Subject: Re: [HTCondor-users] [FSL] Parallel processing: Condor or SGE with CentOS 7
From: FSL - FMRIB's Software Library [mailto:FSL@xxxxxxxxxxxxxx]
On Behalf Of d m
Sent: Friday, July 15, 2016 8:47 PM
> We are using a linux server with CentOS 7 installed. > > We want to take advantage of our multi-core system,
and were wondering
> which is the best setup to use. In the past we used ubuntu, and condor
was
> a pretty easy setup. > > Does Condor work with CentOS 7? It is a much
easier setup than SGE.
> However, we installed Condor on our CentOS 7 system. But it still
did not
> use multiple threads when running tbss_2_proc. Has anyone had
success
> running condor with CentOS 7? > > If not, what about SGE and parallel processing
with CentOS 7? > > Your would greatly be appreciated.
I've found that using Partitionable slots works best for multi-core processing, rather than static slots. We typically
have a variety of job types which require different core counts, from "-j8"
software builds to single-thread data-formatting runs, so Partitionable
slots gives us the most flexibility to divide up the resources appropriately
with the highest possible utilization.
If you set up cgroups, then the kernel will constrain
a job in a slot to only as many cores as it requested when there is
competition for CPU time, using the "cpu.shares" cgroup
attribute. It will still run in multiple threads, but the kernel scheduler will
only give it time slices adding up to that number of cores.
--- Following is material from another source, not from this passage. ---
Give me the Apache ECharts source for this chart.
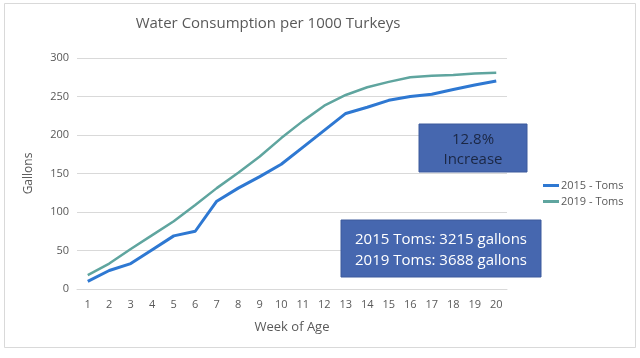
<!DOCTYPE html>
<html><head><meta charset="utf-8">
<script src="https://cdn.jsdelivr.net/npm/echarts@6/dist/echarts.min.js"></script>
<style>html,body{margin:0;padding:0;background:#fff}#c{width:640px;height:358px}</style>
</head><body><div id="c"></div>
<script>
const weeks = ['1','2','3','4','5','6','7','8','9','10','11','12','13','14','15','16','17','18','19','20'];
const toms2015 = [10, 24, 33, 51, 69, 75, 114, 131, 146, 162, 184, 206, 228, 236, 245, 250, 253, 259, 265, 270];
const toms2019 = [18, 33, 52, 70, 88, 109, 131, 151, 172, 196, 218, 238, 252, 262, 269, 275, 277, 278, 280, 281];
const yTicks = [0, 50, 100, 150, 200, 250, 300];
const FONT = '"Open Sans", "Liberation Sans", sans-serif';
const chart = echarts.init(document.getElementById('c'), null, {renderer: 'canvas'});
chart.setOption({
  animation: false,
  backgroundColor: '#fff',
  title: {
    text: 'Water Consumption per 1000 Turkeys',
    left: 263, top: 11, textAlign: 'center',
    textStyle: {fontFamily: FONT, fontSize: 15, fontWeight: 'normal', color: '#595959'}
  },
  grid: {left: 77, right: 133, top: 58, bottom: 69},
  legend: {
    orient: 'vertical', left: 538, top: 175, itemWidth: 16, itemHeight: 3, itemGap: 5,
    icon: 'rect',
    textStyle: {fontFamily: FONT, fontSize: 11, color: '#595959', padding: [0,0,0,-3]},
    data: ['2015 - Toms', '2019 - Toms']
  },
  xAxis: {
    type: 'category', data: weeks, boundaryGap: true,
    name: 'Week of Age', nameLocation: 'middle', nameGap: 32,
    nameTextStyle: {fontFamily: FONT, fontSize: 13, color: '#595959'},
    axisLine: {show: true, lineStyle: {color: '#D9D9D9'}},
    axisTick: {show: false},
    axisLabel: {fontFamily: FONT, fontSize: 11, color: '#595959', margin: 10, interval: 0}
  },
  yAxis: {
    type: 'value', min: yTicks[0], max: yTicks[yTicks.length-1], interval: 50,
    name: 'Gallons', nameLocation: 'middle', nameGap: 42, nameRotate: 90,
    nameTextStyle: {fontFamily: FONT, fontSize: 12, color: '#595959'},
    axisLine: {show: false}, axisTick: {show: false},
    axisLabel: {fontFamily: FONT, fontSize: 11, color: '#595959', margin: 8},
    splitLine: {lineStyle: {color: '#D9D9D9', width: 1}}
  },
  series: [
    {name: '2015 - Toms', type: 'line', data: toms2015, symbol: 'none', smooth: false,
     lineStyle: {color: '#2E78D2', width: 3}, itemStyle: {color: '#2E78D2'}, z: 3},
    {name: '2019 - Toms', type: 'line', data: toms2019, symbol: 'none', smooth: false,
     lineStyle: {color: '#5FA59F', width: 2.5}, itemStyle: {color: '#5FA59F'}, z: 2}
  ],
  graphic: [
    {type: 'rect', shape: {x: 4.5, y: 3.5, width: 631, height: 344}, style: {fill: 'none', stroke: '#D9D9D9', lineWidth: 1}, z: -10},
    {type: 'rect', shape: {x: 419, y: 124, width: 108, height: 48}, style: {fill: '#4667AF', stroke: '#3C5A9C', lineWidth: 1}, z: 10},
    {type: 'text', x: 473, y: 150, z: 11, style: {text: '12.8%\nIncrease', align: 'center', verticalAlign: 'middle', fontFamily: FONT, fontSize: 15, lineHeight: 20, fill: '#1B2744'}},
    {type: 'rect', shape: {x: 341, y: 220, width: 200, height: 57}, style: {fill: '#4667AF', stroke: '#3C5A9C', lineWidth: 1}, z: 10},
    {type: 'text', x: 441, y: 250, z: 11, style: {text: '2015 Toms: 3215 gallons\n2019 Toms: 3688 gallons', align: 'center', verticalAlign: 'middle', fontFamily: FONT, fontSize: 15, lineHeight: 21, fill: '#FFFFFF'}}
  ]
});
</script></body></html>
Other than this, HTCondor doesn't govern how many
threads a process can spawn. This can pose a problem with things like
MATLAB, which check to see the total number of cores on the entire
system and spawn that many threads, which leads to the square of the
number of cores worth of threads - 4,096 on a 64-core machine, all
fighting for their 1.56% of a CPU. The MATLAB maxNumCompThreads() function
comes in handy here.
It's also possible to set up static slots with more
than one CPU, so if all your work uses two cores, you can define
your static slots with two cores each. Any one-core jobs would waste
a core while running, though.
If by multiple threads you're talking about MPI jobs,
you'll want to read up on the parallel universe. There's a few tricks
to that which are set forth in the manual to pick up multiple slots
on one or more machines for a single job. It's not quite as pretty
with partitionable slots, I found, particularly in v8.2.